I started my undergraduate training at the University of Utah in the Fall of 1989. Then the university was on the quarter system and my first quarter of school saw me taking political science 110 from a Professor Peter Diamond. This was one of the classic lib ed freshman courses where you were introduced to Locke and so forth. During my years in undergraduate and graduate school I would take many classes at OSH, mostly language classes but I also took graduate school placement tests in that building. Now that I work for the university I have taken a few continuing education language courses in that building as well. My best friend in college had many English classes in the building and we would often meet there before or after school. My first girlfriend studied French and I often met her in OSH before or after class, too.
My parents themselves attended the university back in the late 1960s and OSH was a mainstay on campus then, too.
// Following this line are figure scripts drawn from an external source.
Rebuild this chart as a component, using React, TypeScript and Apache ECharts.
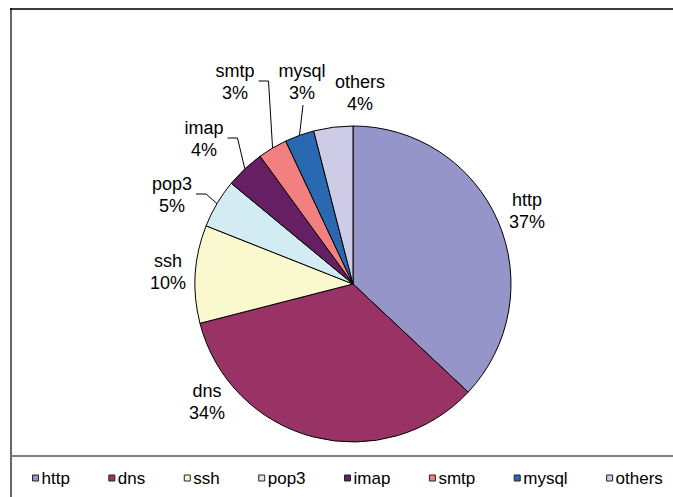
import React, { useEffect, useRef } from "react";
import * as echarts from "echarts";

// Share of traffic per protocol, in percent, listed clockwise from 12 o'clock.
const protocols = ["http", "dns", "ssh", "pop3", "imap", "smtp", "mysql", "others"];
const shares = [37, 34, 10, 5, 4, 3, 3, 4];
const sliceColors = [
  "#9595C9",
  "#993366",
  "#FAF8CE",
  "#D3ECF4",
  "#661F62",
  "#F28080",
  "#2A68B2",
  "#CDCBE6",
];

// Where each two-line label block is centred, in pixels.
const labelCentres: [number, number][] = [
  [527, 211],
  [207, 402],
  [168, 272],
  [172, 195],
  [204, 139],
  [235, 82],
  [302, 82],
  [360, 93],
];
// How each label connects back to its slice.
const leaderKinds = ["none", "none", "none", "elbow", "elbow", "elbow", "below", "none"];

const FONT = "'Liberation Sans', Arial, Helvetica, sans-serif";

export default function App() {
  const ref = useRef<HTMLDivElement>(null);

  useEffect(() => {
    if (!ref.current) return;
    const chart = echarts.init(ref.current, undefined, { renderer: "svg" });

    const data = protocols.map((name, i) => ({
      name,
      value: shares[i],
      itemStyle: { color: sliceColors[i] },
      labelLine: { show: leaderKinds[i] !== "none" },
    }));

    chart.setOption({
      animation: false,
      backgroundColor: "#ffffff",
      graphic: [
        {
          type: "line",
          shape: { x1: 10, y1: 9, x2: 673, y2: 9 },
          style: { stroke: "#3c3c3c", lineWidth: 2 },
        },
        {
          type: "line",
          shape: { x1: 11, y1: 8, x2: 11, y2: 497 },
          style: { stroke: "#000000", lineWidth: 1.2 },
        },
        {
          type: "line",
          shape: { x1: 11, y1: 456, x2: 673, y2: 456 },
          style: { stroke: "#808080", lineWidth: 2 },
        },
      ],
      legend: {
        data: protocols,
        left: 32,
        top: 468,
        padding: 0,
        itemWidth: 6,
        itemHeight: 6,
        itemGap: 38.5,
        icon: "rect",
        selectedMode: false,
        itemStyle: { borderColor: "#222222", borderWidth: 1 },
        textStyle: {
          fontFamily: FONT,
          fontSize: 17,
          color: "#000000",
          lineHeight: 20,
          padding: [0, 0, 0, -2],
        },
      },
      series: [
        {
          type: "pie",
          center: [353, 284],
          radius: 158,
          startAngle: 90,
          clockwise: true,
          avoidLabelOverlap: false,
          minShowLabelAngle: 0,
          itemStyle: { borderColor: "#000000", borderWidth: 1 },
          emphasis: { disabled: true },
          label: {
            show: true,
            position: "outside",
            formatter: (p: any) => `${p.name}\n${p.value}%`,
            fontFamily: FONT,
            fontSize: 18,
            lineHeight: 22,
            color: "#000000",
          },
          labelLine: {
            show: true,
            length: 10,
            length2: 10,
            smooth: false,
            lineStyle: { color: "#000000", width: 1 },
          },
          labelLayout: (p: any) => {
            const i = p.dataIndex;
            const [x, y] = labelCentres[i];
            const w = p.labelRect.width;
            const h = p.labelRect.height;
            const out: any = { x, y, align: "center", verticalAlign: "middle" };
            const start = p.labelLinePoints ? p.labelLinePoints[0] : null;
            if (start && leaderKinds[i] === "elbow") {
              const right = x + w / 2;
              out.labelLinePoints = [start, [right + 14, y - 1], [right + 4, y - 1]];
            } else if (start && leaderKinds[i] === "below") {
              out.labelLinePoints = [start, [x + 1, y + h / 2 + 1]];
            }
            return out;
          },
          data,
        },
      ],
    });

    return () => chart.dispose();
  }, []);

  return (
    <div
      ref={ref}
      style={{ position: "fixed", left: 0, top: 0, width: 673, height: 497 }}
    />
  );
}
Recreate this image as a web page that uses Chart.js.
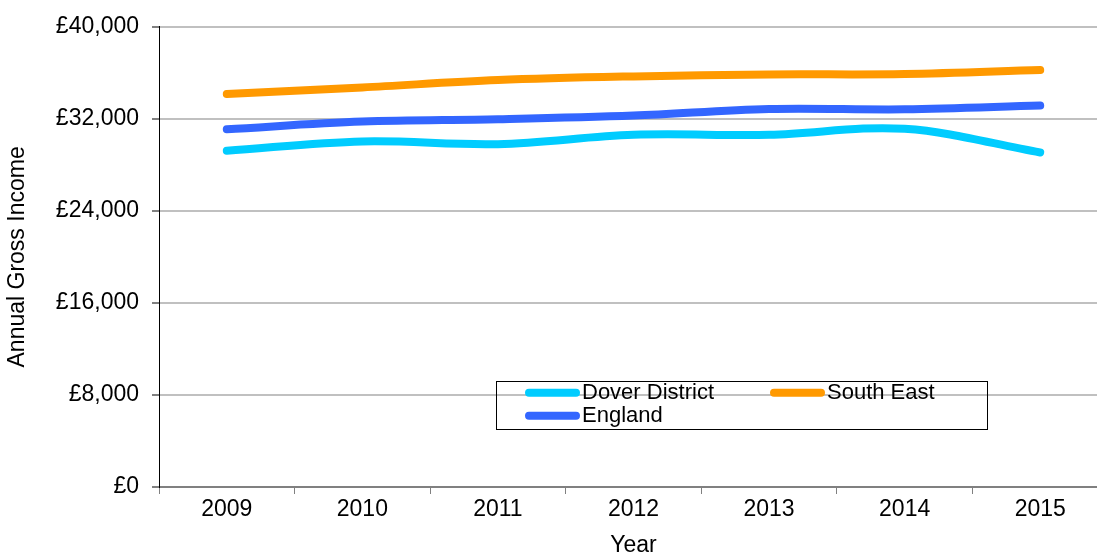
<!DOCTYPE html>
<html>
<head>
<meta charset="utf-8">
<script src="https://cdn.jsdelivr.net/npm/chart.js@4"></script>
<style>
    html, body { margin: 0; padding: 0; background: #fff; overflow: hidden; width: 1097px; height: 552px; }
    #wrap { position: relative; width: 1110px; height: 572px; }
</style>
</head>
<body>
<div id="wrap"><canvas id="income-chart"></canvas></div>
<script>
const years = ["2009", "2010", "2011", "2012", "2013", "2014", "2015"];
const dover = [29230, 30030, 29800, 30610, 30610, 31130, 29080];
const southEast = [34160, 34730, 35370, 35690, 35860, 35890, 36240];
const england = [31100, 31760, 31960, 32280, 32860, 32830, 33150];
const yTicks = [0, 8000, 16000, 24000, 32000, 40000];

const FONT = "'Liberation Sans', Arial, sans-serif";

// legend drawn as a bordered box inside the plot, like the original
const boxLegend = {
    id: "boxLegend",
    afterDraw(chart) {
        const { ctx, chartArea } = chart;
        const left = chartArea.left + 337;
        const top = chartArea.top + 354;
        const w = 491, h = 48;
        ctx.save();
        ctx.strokeStyle = "#000";
        ctx.lineWidth = 1;
        ctx.strokeRect(Math.round(left) + 0.5, Math.round(top) + 0.5, w, h);
        ctx.font = "22px " + FONT;
        ctx.textBaseline = "middle";
        ctx.fillStyle = "#000";
        chart.data.datasets.forEach((ds, i) => {
            const col = i % 2, row = Math.floor(i / 2);
            const x = left + 29 + col * 245;
            const y = top + 12 + row * 23;
            ctx.strokeStyle = ds.borderColor;
            ctx.lineWidth = 8;
            ctx.lineCap = "round";
            ctx.beginPath();
            ctx.moveTo(x + 4, y);
            ctx.lineTo(x + 51, y);
            ctx.stroke();
            ctx.fillText(ds.label, x + 57, y);
        });
        ctx.restore();
    }
};

function line(label, data, color) {
    return {
        label,
        data,
        borderColor: color,
        backgroundColor: color,
        borderWidth: 8,
        borderCapStyle: "round",
        borderJoinStyle: "round",
        pointRadius: 0,
        tension: 0.35,
        fill: false
    };
}

new Chart(document.getElementById("income-chart"), {
    type: "line",
    data: {
        labels: years,
        datasets: [
            line("Dover District", dover, "#00CCFF"),
            line("South East", southEast, "#FF9900"),
            line("England", england, "#3366FF")
        ]
    },
    options: {
        responsive: true,
        maintainAspectRatio: false,
        animation: false,
        layout: { padding: { top: 25, right: 2, bottom: 0, left: 0 } },
        plugins: {
            legend: { display: false },
            tooltip: { enabled: false }
        },
        scales: {
            x: {
                offset: true,
                afterFit: (s) => { s.height = 85; },
                grid: {
                    offset: true,
                    drawOnChartArea: false,
                    tickLength: 7,
                    tickColor: "#808080"
                },
                border: { color: "#808080", width: 1.5 },
                ticks: {
                    color: "#000",
                    padding: 2,
                    maxRotation: 0,
                    font: { family: FONT, size: 23 }
                },
                title: {
                    display: true,
                    text: "Year",
                    color: "#000",
                    padding: { top: 0, bottom: 13 },
                    font: { family: FONT, size: 23 }
                }
            },
            y: {
                min: 0,
                max: 40000,
                afterFit: (s) => { s.width = 159; },
                afterBuildTicks: (s) => { s.ticks = yTicks.map(v => ({ value: v })); },
                grid: {
                    color: (c) => c.tick && c.tick.value === 0 ? "#808080" : "#c0c0c0",
                    lineWidth: 2,
                    tickLength: 7,
                    tickColor: "#808080"
                },
                border: { color: "#000", width: 1 },
                ticks: {
                    color: "#000",
                    padding: 13,
                    font: { family: FONT, size: 23 },
                    callback: (v) => "£" + Number(v).toLocaleString("en-GB")
                },
                title: {
                    display: true,
                    text: "Annual Gross Income",
                    color: "#000",
                    padding: { top: 4, bottom: 0 },
                    font: { family: FONT, size: 23 }
                }
            }
        }
    },
    plugins: [boxLegend]
});
</script>
</body>
</html>
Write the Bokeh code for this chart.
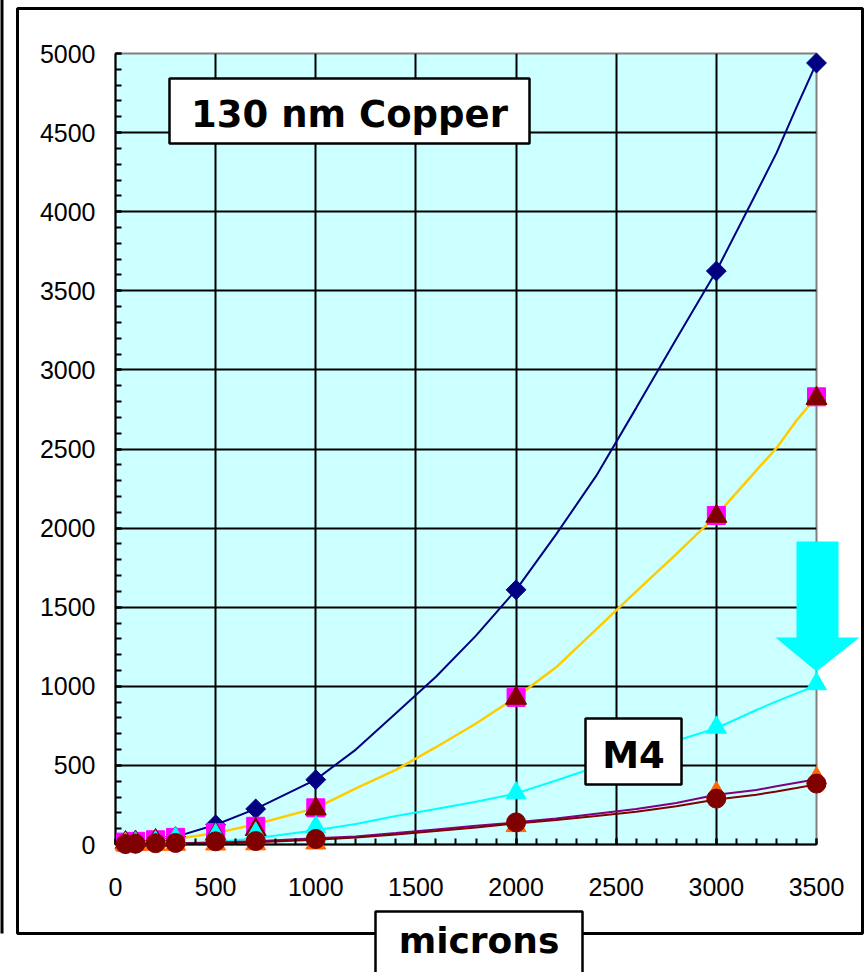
import numpy as np
from bokeh.plotting import figure
from bokeh.models import Range1d, SingleIntervalTicker
from bokeh.core.properties import value
from bokeh.embed import file_html
from bokeh.resources import INLINE

# ---- data (microns vs value) ----
x_pts = [50, 100, 200, 300, 500, 700, 1000, 2000, 3000, 3500]
diamond_vals = [3, 8, 25, 50, 125, 225, 410, 1610, 3625, 4940]
square_vals = [15, 20, 30, 45, 75, 115, 232, 930, 2080, 2830]
maroon_tri_vals = [12, 15, 25, 35, 65, 95, 225, 925, 2075, 2820]
cyan_tri_vals = [5, 8, 15, 40, 60, 70, 110, 325, 740, 1015]
orange_tri_vals = [0, 0, 0, 0, 2, 3, 8, 118, 328, 420]
circle_vals = [3, 5, 8, 10, 20, 22, 35, 140, 290, 385]

x_line = [50, 100, 200, 300, 500, 700, 1000, 1200, 1400, 1600, 1800, 2000,
          2200, 2400, 2600, 2800, 3000, 3200, 3300, 3400, 3500]
navy_line = [3, 8, 22, 48, 125, 225, 410, 600, 830, 1060, 1320, 1610,
             1960, 2330, 2760, 3195, 3625, 4120, 4370, 4660, 4940]
gold_line = [10, 13, 22, 35, 72, 128, 230, 355, 472, 615, 765, 930,
             1120, 1360, 1600, 1835, 2080, 2365, 2505, 2680, 2830]
cyan_line = [1, 2, 3, 5, 14, 40, 90, 130, 180, 225, 270, 323,
             405, 490, 573, 656, 735, 850, 905, 955, 1005]
purple_line = [2, 3, 5, 8, 12, 20, 40, 50, 72, 95, 118, 140,
               165, 195, 225, 262, 315, 345, 368, 390, 412]
maroon_line = [1, 2, 3, 5, 8, 15, 30, 45, 63, 85, 108, 133,
               155, 180, 207, 242, 285, 315, 335, 357, 380]

W, H = 867, 972
FL, FR, FT, FB = 115, 816, 53, 844
XMAX, YMAX = 3500, 5000

p = figure(width=W, height=H, x_range=Range1d(0, XMAX), y_range=Range1d(0, YMAX),
           output_backend="svg", toolbar_location=None,
           min_border_left=FL, min_border_right=W - FR,
           min_border_top=FT, min_border_bottom=H - FB,
           background_fill_color="#CCFFFF", border_fill_color="white",
           outline_line_color="#808080", outline_line_width=2)

for ax in (p.xaxis[0], p.yaxis[0]):
    ax.ticker = SingleIntervalTicker(interval=500, num_minor_ticks=5)
    ax.axis_line_color = "black"
    ax.axis_line_width = 2
    ax.major_tick_in = 6
    ax.major_tick_out = 0
    ax.minor_tick_in = 6
    ax.minor_tick_out = 0
    ax.major_tick_line_color = "black"
    ax.minor_tick_line_color = "black"
    ax.major_tick_line_width = 2
    ax.minor_tick_line_width = 2
    ax.major_label_text_font = "Liberation Sans"
    ax.major_label_text_font_size = "25px"
    ax.major_label_text_color = "black"
p.xaxis.major_label_standoff = 33
p.yaxis.major_label_standoff = 20

for g in (p.xgrid[0], p.ygrid[0]):
    g.ticker = SingleIntervalTicker(interval=500)
    g.grid_line_color = "black"
    g.grid_line_width = 2
    g.grid_line_alpha = 1

# lines
p.line(x_line, navy_line, line_color="#000080", line_width=2)
p.line(x_line, gold_line, line_color="#FFCC00", line_width=2.5)
p.line(x_line, cyan_line, line_color="#00FFFF", line_width=2)
p.line(x_line, purple_line, line_color="#800080", line_width=2)
p.line(x_line, maroon_line, line_color="#800000", line_width=2)

# markers (drawn unclipped, like the original, so they may overlap the axis)
MK = dict(level="annotation")
p.scatter(x_pts, diamond_vals, marker="square", angle=np.pi / 4, size=14,
          fill_color="#000080", line_color="#000080", **MK)
p.scatter(x_pts, square_vals, marker="square", size=18,
          fill_color="#FF00FF", line_color="#FF00FF", **MK)
p.scatter(x_pts, maroon_tri_vals, marker="triangle", size=21,
          fill_color="#800000", line_color="#800000", **MK)
p.scatter(x_pts, cyan_tri_vals, marker="triangle", size=20,
          fill_color="#00FFFF", line_color="#00FFFF", **MK)
p.scatter(x_pts, orange_tri_vals, marker="triangle", size=20,
          fill_color="#FF6600", line_color="#FF6600", **MK)
p.scatter(x_pts, circle_vals, marker="circle", size=19,
          fill_color="#800000", line_color="#800000", **MK)


# ---- decorations, positioned in page pixels ----
def dx(px):
    return (px - FL) * XMAX / (FR - FL)


def dy(py):
    return (FB - py) * YMAX / (FB - FT)


OV = dict(level="overlay")

# outer frame and left rule
p.quad(left=[dx(17)], right=[dx(862)], top=[dy(8)], bottom=[dy(933)],
       fill_alpha=0, line_color="black", line_width=3, **OV)
p.quad(left=[dx(0)], right=[dx(3)], top=[dy(-5)], bottom=[dy(933)],
       fill_color="black", line_alpha=0, **OV)


def text_box(l, r, t, b, txt, cx, base, fs):
    p.quad(left=[dx(l)], right=[dx(r)], top=[dy(t)], bottom=[dy(b)],
           fill_color="white", fill_alpha=1, line_color="black", line_width=2.5, **OV)
    p.text(x=[dx(cx)], y=[dy(base)], text=[txt], text_font=value("DejaVu Sans"),
           text_font_style="bold", text_font_size=value(fs),
           text_color="black", text_align="center",
           text_baseline="alphabetic", **OV)


text_box(169, 529, 78, 143, "130 nm Copper", 349, 114, "37px")
text_box(585, 681, 718, 784, "M4", 633, 755, "37px")
text_box(375, 582, 911, 1000, "microns", 478.5, 940, "36px")

# cyan arrow
ax_px = [796, 838, 838, 859, 816, 775, 796]
ay_px = [541, 541, 637, 637, 671, 637, 637]
p.patch([dx(v) for v in ax_px], [dy(v) for v in ay_px],
        fill_color="#00FFFF", line_alpha=0, **OV)

open("out.html", "w").write(file_html(p, INLINE))
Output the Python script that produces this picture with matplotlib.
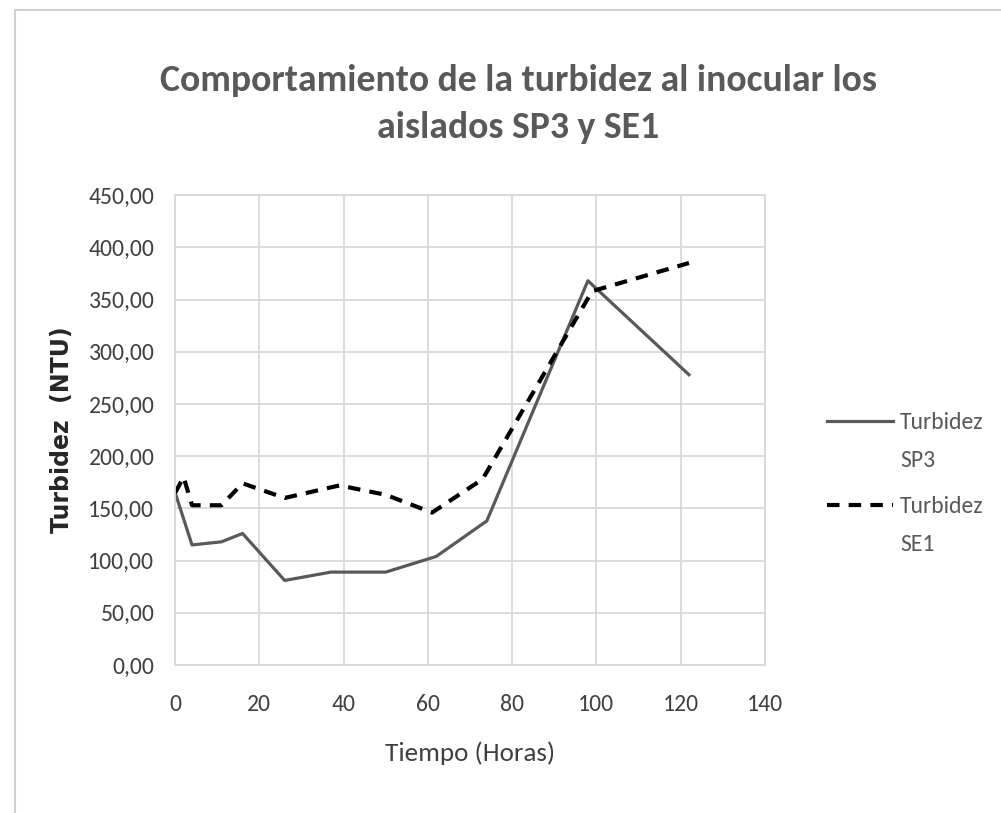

When I started school it was one of the buildings that we all had in common. The building has always had a sort of mystique to it for me since it housed many of my favorite humanities subjects such as foreign languages, political science, English, and philosophy. Back in the 1990s, the weekly campus police reports frequently cited to lewd acts that took place in the bathrooms at OSH. It seemed to be a magnet for perverts and weirdos who were looking to have a good time in public.
I guess one of the things that made the building unique is the sheer number of classrooms in the building, since many English classes and foreign language classes lend themselves to a smaller class size and in those days the amount of space dedicated to office space for faculty was smaller. In that sense OSH always felt a bit like an elementary school or a junior high – more of a familiar warm feeling than many of the other colder building on campus like the old FAMB building or the social work tower. OSH had a sense of life and personality to it, a sense of something waiting to be discovered. To me OSH embodied the whole idea of undergraduate education.
So I must confess it pained me to see the fence around the building and the windows ripped out and the ceiling tiles dangling down. I hope that there is some kind of bright future still for the building or if not that a new classroom building can be erected in its place. For those of you new to the university, no doubt you will have one or two buildings that you grow fond of and hopefully if you are lucky you will make a dear friend as OSH has been for me over the years.